[WHAT YOU NEED TO DO]
Determine how many lines contain the string "this". Respond with that number and nothing more.

[MATERIAL PROVIDED]
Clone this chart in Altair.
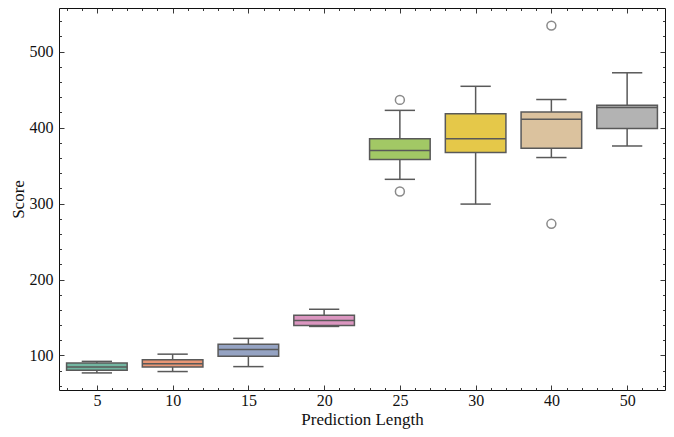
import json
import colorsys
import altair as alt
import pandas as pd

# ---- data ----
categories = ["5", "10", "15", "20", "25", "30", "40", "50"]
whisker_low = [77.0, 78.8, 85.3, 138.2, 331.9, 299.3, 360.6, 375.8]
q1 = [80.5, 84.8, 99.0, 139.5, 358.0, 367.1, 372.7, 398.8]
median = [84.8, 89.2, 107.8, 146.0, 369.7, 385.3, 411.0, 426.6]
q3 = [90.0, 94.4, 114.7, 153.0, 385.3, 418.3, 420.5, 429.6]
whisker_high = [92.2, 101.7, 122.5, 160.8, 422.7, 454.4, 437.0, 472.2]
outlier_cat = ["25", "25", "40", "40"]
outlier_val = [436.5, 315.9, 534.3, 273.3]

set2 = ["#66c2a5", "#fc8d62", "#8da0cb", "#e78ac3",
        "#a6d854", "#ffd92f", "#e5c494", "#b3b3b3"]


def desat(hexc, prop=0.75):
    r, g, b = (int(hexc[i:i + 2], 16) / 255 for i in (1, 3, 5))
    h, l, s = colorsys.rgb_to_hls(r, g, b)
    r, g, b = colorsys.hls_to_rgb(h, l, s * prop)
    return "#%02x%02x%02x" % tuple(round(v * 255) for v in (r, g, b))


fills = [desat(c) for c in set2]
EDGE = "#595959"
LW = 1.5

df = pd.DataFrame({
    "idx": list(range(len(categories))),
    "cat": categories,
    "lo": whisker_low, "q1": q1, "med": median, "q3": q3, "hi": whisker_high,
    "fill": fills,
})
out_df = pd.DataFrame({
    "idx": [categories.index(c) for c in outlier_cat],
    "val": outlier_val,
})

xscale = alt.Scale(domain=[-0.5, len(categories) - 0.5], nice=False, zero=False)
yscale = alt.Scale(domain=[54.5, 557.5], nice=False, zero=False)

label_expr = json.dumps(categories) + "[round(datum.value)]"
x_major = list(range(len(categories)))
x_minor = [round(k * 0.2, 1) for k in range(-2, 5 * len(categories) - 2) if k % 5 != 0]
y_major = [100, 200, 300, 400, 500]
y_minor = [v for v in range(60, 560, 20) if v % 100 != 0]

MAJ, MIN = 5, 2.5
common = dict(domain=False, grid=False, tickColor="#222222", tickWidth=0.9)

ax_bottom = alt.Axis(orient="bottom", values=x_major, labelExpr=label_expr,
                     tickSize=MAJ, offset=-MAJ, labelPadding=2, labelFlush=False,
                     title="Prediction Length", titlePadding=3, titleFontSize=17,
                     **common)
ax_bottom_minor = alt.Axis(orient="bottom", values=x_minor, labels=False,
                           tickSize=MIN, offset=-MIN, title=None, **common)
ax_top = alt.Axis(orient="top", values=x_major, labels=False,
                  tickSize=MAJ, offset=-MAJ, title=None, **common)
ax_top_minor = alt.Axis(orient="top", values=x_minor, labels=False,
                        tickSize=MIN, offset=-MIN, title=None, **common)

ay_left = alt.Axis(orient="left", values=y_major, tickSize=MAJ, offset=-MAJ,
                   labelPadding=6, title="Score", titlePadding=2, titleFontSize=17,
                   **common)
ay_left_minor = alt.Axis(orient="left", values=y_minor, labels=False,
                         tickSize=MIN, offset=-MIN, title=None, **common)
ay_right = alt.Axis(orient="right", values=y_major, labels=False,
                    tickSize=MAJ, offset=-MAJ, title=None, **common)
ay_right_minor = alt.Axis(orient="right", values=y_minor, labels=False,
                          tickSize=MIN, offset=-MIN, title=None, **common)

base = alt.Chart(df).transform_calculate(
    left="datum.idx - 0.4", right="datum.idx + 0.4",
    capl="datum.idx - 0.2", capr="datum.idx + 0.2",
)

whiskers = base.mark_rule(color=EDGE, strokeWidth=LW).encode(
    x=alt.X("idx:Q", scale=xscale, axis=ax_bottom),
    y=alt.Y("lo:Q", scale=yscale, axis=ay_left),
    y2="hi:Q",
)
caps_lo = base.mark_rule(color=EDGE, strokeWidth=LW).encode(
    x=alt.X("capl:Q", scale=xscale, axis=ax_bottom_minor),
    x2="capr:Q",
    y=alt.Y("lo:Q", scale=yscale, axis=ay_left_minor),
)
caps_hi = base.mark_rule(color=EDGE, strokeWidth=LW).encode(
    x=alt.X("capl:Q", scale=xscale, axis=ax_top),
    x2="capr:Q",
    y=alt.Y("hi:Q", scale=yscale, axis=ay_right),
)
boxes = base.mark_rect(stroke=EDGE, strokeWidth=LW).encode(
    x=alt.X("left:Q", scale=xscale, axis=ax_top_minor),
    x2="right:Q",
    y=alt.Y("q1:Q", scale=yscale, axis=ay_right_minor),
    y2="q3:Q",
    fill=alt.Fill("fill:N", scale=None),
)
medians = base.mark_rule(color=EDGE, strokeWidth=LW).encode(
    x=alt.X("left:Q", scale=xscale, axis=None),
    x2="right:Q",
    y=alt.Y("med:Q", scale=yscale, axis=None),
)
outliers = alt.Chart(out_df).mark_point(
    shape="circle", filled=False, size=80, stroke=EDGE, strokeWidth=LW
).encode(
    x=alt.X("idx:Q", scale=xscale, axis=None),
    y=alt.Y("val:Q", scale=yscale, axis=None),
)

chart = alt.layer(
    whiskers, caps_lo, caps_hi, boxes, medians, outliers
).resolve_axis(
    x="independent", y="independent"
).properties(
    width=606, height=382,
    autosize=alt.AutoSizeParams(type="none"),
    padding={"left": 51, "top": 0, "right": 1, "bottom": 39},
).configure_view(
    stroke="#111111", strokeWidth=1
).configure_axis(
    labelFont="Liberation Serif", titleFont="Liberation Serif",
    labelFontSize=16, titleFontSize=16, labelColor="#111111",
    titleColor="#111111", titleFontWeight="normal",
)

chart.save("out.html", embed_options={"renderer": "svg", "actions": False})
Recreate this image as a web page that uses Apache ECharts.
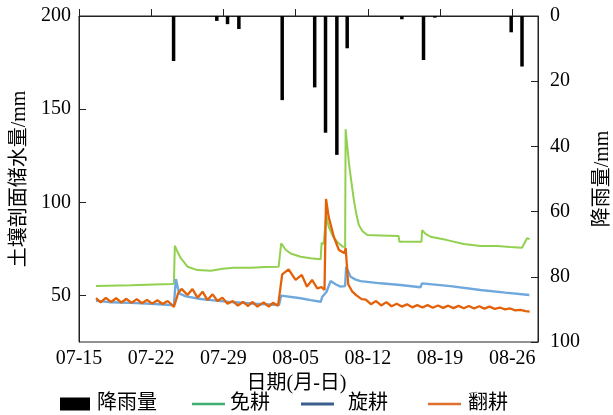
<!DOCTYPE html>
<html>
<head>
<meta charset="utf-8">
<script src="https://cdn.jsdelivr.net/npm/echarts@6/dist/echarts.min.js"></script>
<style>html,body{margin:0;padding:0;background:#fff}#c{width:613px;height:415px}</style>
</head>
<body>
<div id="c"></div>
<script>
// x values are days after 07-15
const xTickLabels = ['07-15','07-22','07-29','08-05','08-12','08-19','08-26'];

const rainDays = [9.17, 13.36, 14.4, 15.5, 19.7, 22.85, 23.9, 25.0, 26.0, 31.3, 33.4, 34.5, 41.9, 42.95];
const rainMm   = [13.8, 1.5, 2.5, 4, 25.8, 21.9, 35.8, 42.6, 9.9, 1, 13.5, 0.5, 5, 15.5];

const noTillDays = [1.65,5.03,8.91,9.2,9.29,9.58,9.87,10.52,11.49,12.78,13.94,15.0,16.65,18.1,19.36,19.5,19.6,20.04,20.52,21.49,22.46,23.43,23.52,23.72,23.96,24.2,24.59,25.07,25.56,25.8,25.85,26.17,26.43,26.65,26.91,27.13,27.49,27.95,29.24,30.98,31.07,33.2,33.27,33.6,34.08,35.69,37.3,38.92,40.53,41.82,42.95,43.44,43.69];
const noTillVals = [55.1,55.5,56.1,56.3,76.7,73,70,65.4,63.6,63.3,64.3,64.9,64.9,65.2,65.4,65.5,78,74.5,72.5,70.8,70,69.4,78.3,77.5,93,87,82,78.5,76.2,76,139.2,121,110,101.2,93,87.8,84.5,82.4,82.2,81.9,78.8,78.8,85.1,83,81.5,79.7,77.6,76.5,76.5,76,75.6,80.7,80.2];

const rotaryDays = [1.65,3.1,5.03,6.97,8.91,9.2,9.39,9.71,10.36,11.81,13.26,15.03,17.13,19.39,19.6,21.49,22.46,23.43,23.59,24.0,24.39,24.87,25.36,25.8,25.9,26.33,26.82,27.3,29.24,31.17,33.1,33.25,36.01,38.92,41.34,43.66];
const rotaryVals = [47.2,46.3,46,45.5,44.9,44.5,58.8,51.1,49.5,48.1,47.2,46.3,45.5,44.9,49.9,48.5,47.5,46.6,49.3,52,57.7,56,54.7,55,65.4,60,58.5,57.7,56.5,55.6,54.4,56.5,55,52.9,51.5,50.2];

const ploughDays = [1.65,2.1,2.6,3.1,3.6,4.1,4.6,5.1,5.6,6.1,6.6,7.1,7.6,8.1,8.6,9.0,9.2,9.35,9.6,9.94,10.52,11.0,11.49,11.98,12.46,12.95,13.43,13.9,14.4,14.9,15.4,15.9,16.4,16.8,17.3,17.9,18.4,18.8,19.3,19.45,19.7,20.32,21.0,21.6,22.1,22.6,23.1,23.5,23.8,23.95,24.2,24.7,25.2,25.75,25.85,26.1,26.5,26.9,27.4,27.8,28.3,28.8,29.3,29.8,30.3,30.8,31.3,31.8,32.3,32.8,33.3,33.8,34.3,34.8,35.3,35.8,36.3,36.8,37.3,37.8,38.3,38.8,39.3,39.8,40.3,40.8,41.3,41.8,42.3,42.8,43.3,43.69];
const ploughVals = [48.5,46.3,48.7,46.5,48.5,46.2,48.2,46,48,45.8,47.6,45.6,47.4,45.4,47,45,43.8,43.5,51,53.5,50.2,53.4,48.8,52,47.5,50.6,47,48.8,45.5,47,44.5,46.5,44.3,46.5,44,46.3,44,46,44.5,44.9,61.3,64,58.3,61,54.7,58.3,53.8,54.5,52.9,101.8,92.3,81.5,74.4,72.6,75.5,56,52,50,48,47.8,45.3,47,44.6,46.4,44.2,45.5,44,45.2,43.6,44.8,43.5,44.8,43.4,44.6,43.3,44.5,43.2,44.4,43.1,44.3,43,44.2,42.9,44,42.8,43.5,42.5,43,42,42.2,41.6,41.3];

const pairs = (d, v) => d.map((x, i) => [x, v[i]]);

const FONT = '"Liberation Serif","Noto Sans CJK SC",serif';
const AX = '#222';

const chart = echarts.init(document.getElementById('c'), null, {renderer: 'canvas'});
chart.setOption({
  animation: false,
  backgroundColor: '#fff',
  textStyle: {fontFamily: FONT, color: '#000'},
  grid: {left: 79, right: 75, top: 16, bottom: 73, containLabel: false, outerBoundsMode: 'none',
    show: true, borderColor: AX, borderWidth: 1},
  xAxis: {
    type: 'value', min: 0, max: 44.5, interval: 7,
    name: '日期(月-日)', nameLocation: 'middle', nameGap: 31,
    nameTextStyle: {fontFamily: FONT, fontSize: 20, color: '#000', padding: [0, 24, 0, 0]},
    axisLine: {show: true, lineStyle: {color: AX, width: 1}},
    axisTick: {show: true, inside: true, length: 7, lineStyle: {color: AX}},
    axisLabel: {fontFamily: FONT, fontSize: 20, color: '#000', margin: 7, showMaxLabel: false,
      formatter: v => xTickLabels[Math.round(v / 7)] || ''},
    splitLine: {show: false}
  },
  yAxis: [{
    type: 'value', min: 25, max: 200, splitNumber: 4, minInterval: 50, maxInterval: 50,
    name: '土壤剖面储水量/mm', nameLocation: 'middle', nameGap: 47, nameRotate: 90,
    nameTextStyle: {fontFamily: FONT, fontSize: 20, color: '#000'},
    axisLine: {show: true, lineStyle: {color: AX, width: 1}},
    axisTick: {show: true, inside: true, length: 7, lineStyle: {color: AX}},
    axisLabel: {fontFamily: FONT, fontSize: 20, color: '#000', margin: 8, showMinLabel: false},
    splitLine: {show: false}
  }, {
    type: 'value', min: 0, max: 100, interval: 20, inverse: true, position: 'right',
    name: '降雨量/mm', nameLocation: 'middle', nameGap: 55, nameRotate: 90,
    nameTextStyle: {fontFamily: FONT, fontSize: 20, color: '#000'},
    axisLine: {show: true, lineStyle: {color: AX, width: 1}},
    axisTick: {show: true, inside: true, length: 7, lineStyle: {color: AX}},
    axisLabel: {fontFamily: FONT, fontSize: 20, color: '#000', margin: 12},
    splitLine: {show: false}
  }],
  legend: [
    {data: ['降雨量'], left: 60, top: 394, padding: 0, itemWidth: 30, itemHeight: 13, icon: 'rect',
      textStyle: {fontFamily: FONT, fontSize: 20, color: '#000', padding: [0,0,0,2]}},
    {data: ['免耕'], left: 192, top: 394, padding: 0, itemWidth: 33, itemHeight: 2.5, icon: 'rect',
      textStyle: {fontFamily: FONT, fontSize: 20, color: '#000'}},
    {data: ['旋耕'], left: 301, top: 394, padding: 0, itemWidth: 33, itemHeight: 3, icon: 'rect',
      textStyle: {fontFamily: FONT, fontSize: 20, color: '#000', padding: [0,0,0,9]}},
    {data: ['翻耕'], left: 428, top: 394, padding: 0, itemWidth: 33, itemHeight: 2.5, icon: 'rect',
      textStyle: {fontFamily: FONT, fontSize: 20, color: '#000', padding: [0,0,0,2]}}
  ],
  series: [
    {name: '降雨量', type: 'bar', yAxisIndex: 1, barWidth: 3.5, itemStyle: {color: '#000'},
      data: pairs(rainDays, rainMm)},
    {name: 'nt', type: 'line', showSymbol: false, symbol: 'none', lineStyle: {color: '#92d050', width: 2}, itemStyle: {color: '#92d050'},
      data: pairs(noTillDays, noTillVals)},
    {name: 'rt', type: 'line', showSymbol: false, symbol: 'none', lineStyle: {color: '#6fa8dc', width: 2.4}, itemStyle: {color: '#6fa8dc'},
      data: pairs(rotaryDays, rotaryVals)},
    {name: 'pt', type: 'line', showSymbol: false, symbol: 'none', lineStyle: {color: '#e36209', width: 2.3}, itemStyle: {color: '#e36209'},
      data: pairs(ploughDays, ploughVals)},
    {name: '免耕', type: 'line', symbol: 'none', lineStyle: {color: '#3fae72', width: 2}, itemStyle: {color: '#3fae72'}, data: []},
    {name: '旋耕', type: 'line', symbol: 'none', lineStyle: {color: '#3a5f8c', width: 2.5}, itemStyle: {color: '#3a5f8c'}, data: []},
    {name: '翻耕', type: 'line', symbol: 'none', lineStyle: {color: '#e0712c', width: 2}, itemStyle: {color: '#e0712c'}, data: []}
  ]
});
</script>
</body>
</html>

[RESULT BELOW]
2